Hi All Vanagoons and Syncronuts,

A general FYI on JBWelding of heads

It works! Had to rebuild one side last week, due to burnt valve. The DPO had heads done 3 years before I bought it, making a total of 8 years. No drips to date except in bitterest winter, -25C temps, and I'm laying the blame there on hardened/aged rubber. When I got the head off the seal still sat flat on top of the JBWeld, no serious puffed up zones of aluminium oxide, no leak pathways. I've taken off factory OEM's and found the seals literally cut apart from oxide lumps pushing into it.

The seal was hard as a rock in some sections, still soft in others, no explanation/guess why. What I did notice was some oxide debris on the water jacket side, but only as a film, no pitts eaten down.
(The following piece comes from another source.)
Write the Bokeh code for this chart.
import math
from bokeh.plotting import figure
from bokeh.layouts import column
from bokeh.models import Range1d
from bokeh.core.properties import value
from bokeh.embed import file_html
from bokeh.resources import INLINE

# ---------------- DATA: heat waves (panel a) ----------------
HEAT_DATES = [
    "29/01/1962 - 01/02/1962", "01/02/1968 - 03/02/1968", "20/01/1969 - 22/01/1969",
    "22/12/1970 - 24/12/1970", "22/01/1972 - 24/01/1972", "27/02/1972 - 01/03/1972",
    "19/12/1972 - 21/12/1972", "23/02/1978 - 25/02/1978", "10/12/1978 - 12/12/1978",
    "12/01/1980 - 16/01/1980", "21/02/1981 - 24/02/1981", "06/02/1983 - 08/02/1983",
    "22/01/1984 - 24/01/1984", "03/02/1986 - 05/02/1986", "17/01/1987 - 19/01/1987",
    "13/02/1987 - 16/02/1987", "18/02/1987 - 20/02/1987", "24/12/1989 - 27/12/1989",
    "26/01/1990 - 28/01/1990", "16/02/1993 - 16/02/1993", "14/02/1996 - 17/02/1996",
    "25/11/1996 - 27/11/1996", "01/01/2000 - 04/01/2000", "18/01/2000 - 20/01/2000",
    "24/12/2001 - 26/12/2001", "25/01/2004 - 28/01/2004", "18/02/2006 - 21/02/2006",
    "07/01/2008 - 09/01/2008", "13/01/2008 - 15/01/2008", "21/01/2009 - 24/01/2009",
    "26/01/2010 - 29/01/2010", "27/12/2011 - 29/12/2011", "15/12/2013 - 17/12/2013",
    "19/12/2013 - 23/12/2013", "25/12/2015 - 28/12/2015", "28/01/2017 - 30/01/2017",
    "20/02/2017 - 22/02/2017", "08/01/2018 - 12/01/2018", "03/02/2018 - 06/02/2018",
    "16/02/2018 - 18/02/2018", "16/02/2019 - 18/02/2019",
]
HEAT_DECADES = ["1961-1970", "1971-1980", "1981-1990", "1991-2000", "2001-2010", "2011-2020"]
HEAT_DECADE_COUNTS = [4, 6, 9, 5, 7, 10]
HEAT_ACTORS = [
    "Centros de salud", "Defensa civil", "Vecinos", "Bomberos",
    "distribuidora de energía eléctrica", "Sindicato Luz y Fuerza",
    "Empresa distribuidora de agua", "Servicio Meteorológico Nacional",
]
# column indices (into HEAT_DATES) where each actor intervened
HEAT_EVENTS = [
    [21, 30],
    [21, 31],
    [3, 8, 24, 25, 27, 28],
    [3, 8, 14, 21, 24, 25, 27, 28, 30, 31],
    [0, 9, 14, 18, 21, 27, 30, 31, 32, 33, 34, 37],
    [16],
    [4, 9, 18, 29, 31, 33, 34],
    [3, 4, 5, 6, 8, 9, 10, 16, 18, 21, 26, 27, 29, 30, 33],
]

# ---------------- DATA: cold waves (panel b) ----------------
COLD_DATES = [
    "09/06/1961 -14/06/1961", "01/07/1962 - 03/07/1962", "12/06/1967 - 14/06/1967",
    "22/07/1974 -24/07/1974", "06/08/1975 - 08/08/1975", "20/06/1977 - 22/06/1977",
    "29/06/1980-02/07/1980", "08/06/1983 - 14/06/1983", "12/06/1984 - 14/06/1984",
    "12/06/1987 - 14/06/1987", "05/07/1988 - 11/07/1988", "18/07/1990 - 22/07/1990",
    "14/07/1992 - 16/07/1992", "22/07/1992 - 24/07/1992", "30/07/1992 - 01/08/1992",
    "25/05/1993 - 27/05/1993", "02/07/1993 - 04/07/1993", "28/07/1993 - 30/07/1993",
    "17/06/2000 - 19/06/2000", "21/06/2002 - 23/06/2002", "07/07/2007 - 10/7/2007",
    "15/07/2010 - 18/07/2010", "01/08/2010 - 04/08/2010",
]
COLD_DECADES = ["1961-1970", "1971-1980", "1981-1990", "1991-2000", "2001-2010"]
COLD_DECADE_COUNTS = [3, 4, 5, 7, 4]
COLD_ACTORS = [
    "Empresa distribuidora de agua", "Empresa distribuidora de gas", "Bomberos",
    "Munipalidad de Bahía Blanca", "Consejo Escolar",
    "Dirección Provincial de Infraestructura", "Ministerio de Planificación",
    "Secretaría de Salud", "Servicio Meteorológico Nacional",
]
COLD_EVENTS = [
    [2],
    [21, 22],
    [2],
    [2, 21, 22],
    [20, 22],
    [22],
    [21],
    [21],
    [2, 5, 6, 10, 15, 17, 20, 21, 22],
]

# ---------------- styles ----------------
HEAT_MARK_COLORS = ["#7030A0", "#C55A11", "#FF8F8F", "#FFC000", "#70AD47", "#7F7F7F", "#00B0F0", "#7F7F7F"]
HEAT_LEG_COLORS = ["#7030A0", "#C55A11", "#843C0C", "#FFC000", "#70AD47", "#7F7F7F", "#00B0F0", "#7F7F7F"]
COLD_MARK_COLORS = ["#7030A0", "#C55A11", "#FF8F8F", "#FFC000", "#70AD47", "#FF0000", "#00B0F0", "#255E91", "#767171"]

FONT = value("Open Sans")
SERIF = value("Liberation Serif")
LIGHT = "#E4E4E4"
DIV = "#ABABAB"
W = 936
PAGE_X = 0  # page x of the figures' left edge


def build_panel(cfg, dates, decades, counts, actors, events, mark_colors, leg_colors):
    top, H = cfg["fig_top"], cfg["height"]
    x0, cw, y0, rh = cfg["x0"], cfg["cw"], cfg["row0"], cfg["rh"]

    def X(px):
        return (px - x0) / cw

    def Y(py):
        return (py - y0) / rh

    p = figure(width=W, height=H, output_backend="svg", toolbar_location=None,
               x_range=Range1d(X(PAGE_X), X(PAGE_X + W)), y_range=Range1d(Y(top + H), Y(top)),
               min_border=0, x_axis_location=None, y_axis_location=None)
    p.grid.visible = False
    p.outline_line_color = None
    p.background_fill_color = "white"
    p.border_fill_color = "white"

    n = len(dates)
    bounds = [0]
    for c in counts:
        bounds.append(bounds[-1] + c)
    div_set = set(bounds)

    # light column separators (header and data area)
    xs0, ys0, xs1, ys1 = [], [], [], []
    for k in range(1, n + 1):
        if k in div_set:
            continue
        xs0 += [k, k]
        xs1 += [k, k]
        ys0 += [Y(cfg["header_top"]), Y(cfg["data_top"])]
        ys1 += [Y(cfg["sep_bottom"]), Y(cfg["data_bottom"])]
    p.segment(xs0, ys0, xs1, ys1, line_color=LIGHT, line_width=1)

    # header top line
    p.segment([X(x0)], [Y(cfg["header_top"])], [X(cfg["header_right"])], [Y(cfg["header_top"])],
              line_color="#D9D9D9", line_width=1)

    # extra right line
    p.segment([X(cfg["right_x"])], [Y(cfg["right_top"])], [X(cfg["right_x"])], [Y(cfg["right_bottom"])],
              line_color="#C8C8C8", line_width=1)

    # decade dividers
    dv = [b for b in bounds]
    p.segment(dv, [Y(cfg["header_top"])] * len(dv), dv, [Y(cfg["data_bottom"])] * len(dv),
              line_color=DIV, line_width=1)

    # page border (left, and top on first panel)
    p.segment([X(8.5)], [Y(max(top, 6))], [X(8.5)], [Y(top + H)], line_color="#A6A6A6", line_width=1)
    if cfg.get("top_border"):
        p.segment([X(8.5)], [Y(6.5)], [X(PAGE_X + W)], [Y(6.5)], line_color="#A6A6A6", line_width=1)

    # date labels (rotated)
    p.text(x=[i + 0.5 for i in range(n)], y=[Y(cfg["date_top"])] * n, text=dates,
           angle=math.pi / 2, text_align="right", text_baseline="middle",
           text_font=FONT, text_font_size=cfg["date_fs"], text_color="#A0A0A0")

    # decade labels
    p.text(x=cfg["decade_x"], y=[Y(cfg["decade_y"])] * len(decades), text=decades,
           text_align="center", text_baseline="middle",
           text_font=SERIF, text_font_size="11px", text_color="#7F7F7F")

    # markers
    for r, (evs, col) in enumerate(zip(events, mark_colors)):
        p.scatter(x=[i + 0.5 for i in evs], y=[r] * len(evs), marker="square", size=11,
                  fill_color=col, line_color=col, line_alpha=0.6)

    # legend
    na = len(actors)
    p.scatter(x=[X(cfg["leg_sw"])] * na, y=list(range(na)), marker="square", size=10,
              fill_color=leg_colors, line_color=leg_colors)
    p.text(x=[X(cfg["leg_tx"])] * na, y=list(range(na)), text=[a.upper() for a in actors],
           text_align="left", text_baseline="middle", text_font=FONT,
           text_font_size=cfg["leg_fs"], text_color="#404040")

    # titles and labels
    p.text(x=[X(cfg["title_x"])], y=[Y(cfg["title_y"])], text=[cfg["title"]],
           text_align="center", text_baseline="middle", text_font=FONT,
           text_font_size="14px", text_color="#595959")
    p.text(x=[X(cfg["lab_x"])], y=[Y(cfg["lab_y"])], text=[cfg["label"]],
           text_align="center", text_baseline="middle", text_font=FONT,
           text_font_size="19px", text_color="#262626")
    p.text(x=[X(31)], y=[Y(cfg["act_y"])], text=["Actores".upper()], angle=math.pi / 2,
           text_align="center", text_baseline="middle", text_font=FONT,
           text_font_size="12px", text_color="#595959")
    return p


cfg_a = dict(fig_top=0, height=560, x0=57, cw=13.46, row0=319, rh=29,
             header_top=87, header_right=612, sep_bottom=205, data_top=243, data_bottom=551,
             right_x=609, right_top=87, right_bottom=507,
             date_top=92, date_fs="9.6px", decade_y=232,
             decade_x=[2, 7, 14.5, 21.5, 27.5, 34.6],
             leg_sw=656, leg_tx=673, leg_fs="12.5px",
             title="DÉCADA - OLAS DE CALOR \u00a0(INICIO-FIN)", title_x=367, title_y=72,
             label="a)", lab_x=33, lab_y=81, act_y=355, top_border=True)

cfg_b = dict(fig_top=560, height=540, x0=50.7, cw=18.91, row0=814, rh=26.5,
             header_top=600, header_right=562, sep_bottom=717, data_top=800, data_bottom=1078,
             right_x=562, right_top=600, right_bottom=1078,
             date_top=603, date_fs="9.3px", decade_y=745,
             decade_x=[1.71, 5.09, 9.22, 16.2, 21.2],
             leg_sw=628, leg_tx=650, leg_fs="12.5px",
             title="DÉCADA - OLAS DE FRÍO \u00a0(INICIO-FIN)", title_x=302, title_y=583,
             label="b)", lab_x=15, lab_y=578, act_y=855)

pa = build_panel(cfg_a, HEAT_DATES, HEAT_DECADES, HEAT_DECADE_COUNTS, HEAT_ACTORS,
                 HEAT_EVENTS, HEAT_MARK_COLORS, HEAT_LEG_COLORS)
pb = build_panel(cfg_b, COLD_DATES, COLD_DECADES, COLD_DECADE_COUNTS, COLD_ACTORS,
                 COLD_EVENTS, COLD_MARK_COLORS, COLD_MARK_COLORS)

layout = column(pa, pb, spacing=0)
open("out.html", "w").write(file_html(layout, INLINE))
I cleaned that up with emory paper only. This is the side that doesn't get any goop on.

The JBWeld still adhered strongly to the head, no sign of lifting or delamination, nada. In fact tanking the head at the rebuilders didn't get it off either, I had to grind it out with wire brush and sandpaper. I cleaned it all until silvery before redoing with JBWeld.

So for you facing leaking heads, $0.50 worth of JBWeld is a longterm fix, bringing the wassleaker repair costs more in line with the concept of a 'volks' wagen. Here's the short and sweet..... clean heads with wire cup brush in drill, better would be sandblasting. Get the loose oxide off and clean out the pits thoroughly. Sandpaper with a flat block to level. Wipe clean and spread JBWeld over the entire sealing surface (1/2" wide rim) using a single sided razor blade. Spend the time with the blade to lay it down flat, squeegee kid style, to fill the pits and leave a smooth surface. Let dry 24hrs and fine sand with emory to remove any waviness. You just want it flat, don't try to sand away all except the pits. Goop with favorite brand and reinstall. This isn't like a conventional engine/head gasket. There is (comparitively) tons of 'give' in that gasket, so don't be fooled into thinking you need machine milled surfaces, rubber and goop fills the gaps nicely, after JB fills the real pits.

HTH, Tim

PS: the 8 yrs is my low usage engine, maybe 50K miles on JB, my crew engine (sold) had about 70K on it's JBfix. And remember, I went back in because of a bad valve, not a wasser leak. :)

PPS: 8 years on Prestone green antifreeze too, changed every two years. Studs are all perfect, not any sign of corrosion on them. Save your money, live dangerously, boycott VW-Autobahn brand.